Wie ist Gott uns nah?
Jesaja meint: In seinem Wort.
In seinem Wort ist Gott uns nah.
Gott wirkt durch sein Wort.
Sein Wort kann Leben schaffen.
Sein Wort kann trösten und aufrichten.
Gottes Wort kommt und wirkt, wie der Regen vom Himmel fällt und das Land fruchtbar macht.
Wo nur Dornen und dürres Gestrüpp war, wachsen Getreide, Früchte und Bäume.
Gottes Wort wirkt. Es bleibt nicht ohne Antwort.
Aber es braucht Geduld, geduldiges Hören,
dass es wie Regen in die Erde sickert, dass wir es aufnehmen, wie Bäume mit ihren Wurzel den Regen, dass wir wachsen in lebendiger Hoffnung.
Nur Worte? Nicht mehr?
Ja, Worte.
Du hast Worte des ewigen Lebens, sagt Petrus einmal zu Jesus. Gott sagt uns Worte, die Leben wecken, Worte, die aus Wüsten Gärten machen.
Amen

Wie geht es weiter, du, unser Gott? Wir bitten dich für die vom Erdbeben betroffenen Menschen in Syrien und der Türkei, für diejenigen, die Angehörige verloren haben, für die Verletzten, die Obdachlosen, die Helfer. Dringend warten sie alle auf eine Perspektive, wie es nach diesem Unglück weitergehen kann.

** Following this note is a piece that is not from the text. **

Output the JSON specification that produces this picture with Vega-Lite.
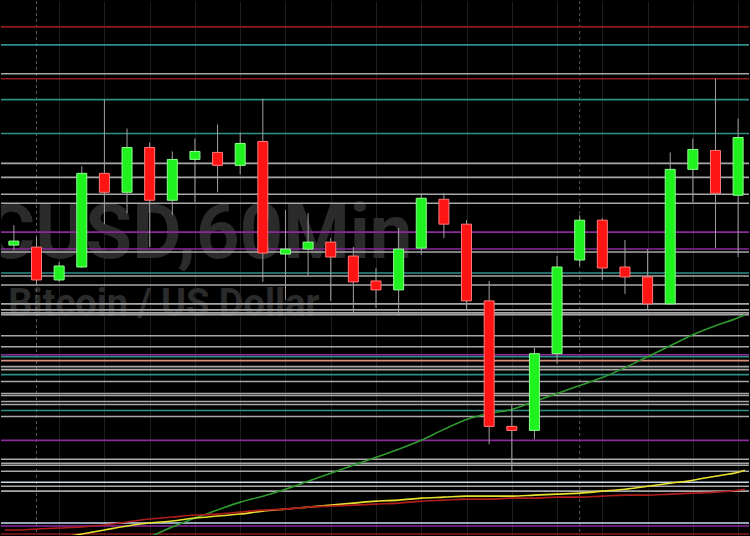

Wir sehen eine neue Welle von Angriffen in der Ukraine und wir sehen kein Ende von Krieg und Gewalt. So sehr warten die Menschen dort, die Millionen Geflüchteten, wir alle auf Frieden. Bewahre sie, bewahre uns alle vor Krieg und Gewalt und Unrecht. Gebiete den „Frevlern“ Einhalt, leite sie zu Umkehr.
Wir bitten um Weisheit und Kraft für die Entscheider in der großen Politik und in unseren Kommunen, die mit vielen Problemen zurechtkommen müssen und oft mit ihren Aufgaben überfordert sind.
Wir bitten dich für alle, die vor großen Entscheidungen und in schwierigen Lebenslagen sind, die geplagt sind von Unsicherheit und Angst, die sich um einen geliebten Menschen sorgen. Sag ihnen Worte, die weiterhelfen, die trösten und Mut zum Neuanfang geben.
Hilf deiner Kirche und unserer Gemeinde, dass wir uns leiten lassen von deinem guten Wort. Lass uns den Herausforderungen zuversichtlich begegnen. Segne die Zusammenarbeit unter den Gemeinden und in der Ökumene. Dein Wort ist wie Licht – lass uns weitergehen in deinem Licht, du, Gott des Lebens.